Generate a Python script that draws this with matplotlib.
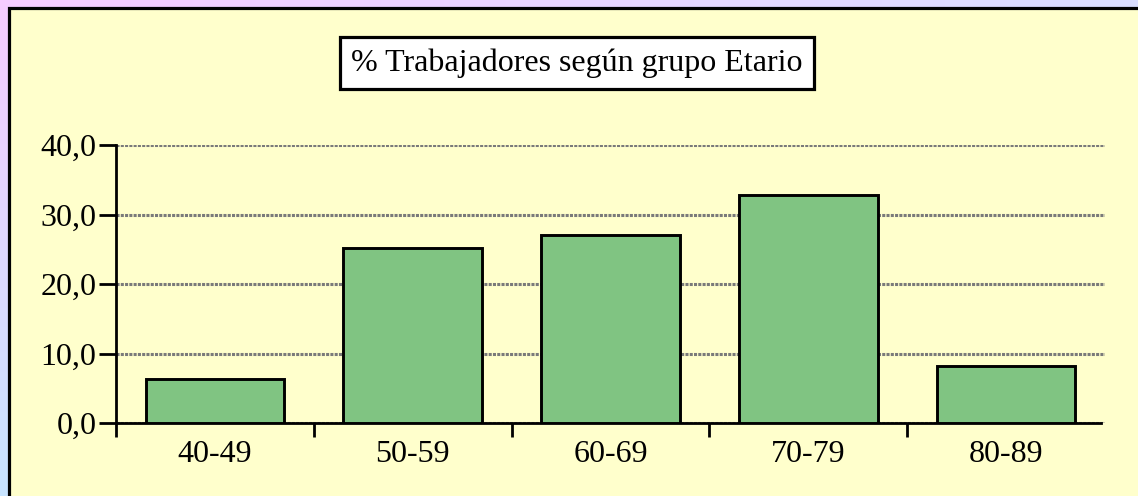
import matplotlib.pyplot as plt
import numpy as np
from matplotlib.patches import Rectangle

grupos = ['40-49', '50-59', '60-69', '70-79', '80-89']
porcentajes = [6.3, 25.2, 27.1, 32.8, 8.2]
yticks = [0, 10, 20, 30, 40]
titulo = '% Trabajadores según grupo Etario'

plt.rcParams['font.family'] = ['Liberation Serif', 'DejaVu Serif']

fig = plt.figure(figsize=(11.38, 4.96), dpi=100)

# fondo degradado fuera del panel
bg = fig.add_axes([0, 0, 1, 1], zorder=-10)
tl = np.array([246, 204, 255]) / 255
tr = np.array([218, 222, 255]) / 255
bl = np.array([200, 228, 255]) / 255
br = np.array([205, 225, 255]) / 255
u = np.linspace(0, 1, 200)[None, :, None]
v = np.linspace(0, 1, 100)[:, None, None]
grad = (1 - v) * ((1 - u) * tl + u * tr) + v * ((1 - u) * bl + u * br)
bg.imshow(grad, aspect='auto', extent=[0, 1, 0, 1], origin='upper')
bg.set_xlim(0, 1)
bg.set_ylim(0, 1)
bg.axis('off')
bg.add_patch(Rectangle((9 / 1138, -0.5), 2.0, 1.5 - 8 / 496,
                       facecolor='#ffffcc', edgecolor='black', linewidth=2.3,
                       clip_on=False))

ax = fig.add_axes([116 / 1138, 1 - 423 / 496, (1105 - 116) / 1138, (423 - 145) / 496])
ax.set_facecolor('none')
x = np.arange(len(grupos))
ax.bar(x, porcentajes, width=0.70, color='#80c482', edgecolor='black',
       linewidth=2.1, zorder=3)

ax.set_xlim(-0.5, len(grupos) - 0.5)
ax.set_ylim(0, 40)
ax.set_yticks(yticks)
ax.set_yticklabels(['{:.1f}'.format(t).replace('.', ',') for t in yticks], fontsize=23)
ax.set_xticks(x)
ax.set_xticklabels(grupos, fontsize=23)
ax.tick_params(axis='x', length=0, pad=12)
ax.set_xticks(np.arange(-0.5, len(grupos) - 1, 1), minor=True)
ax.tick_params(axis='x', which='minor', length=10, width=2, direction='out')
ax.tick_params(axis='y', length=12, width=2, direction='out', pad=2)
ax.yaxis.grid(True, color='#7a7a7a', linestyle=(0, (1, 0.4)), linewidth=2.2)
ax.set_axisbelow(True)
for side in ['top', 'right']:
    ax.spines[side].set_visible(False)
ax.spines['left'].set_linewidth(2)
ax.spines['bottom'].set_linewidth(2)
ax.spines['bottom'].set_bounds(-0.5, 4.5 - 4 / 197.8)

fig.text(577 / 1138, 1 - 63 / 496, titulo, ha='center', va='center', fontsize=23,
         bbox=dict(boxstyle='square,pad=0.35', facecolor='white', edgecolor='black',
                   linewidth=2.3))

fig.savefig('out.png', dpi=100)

### WRITTEN EXERCISE
Each line from the top of the material through the line containing "from matplotlib.patches import Rectangle" should be reproduced exactly; please drop any images.

### FINAL ANSWER
Generate a Python script that draws this with matplotlib.
import matplotlib.pyplot as plt
import numpy as np
from matplotlib.patches import Rectangle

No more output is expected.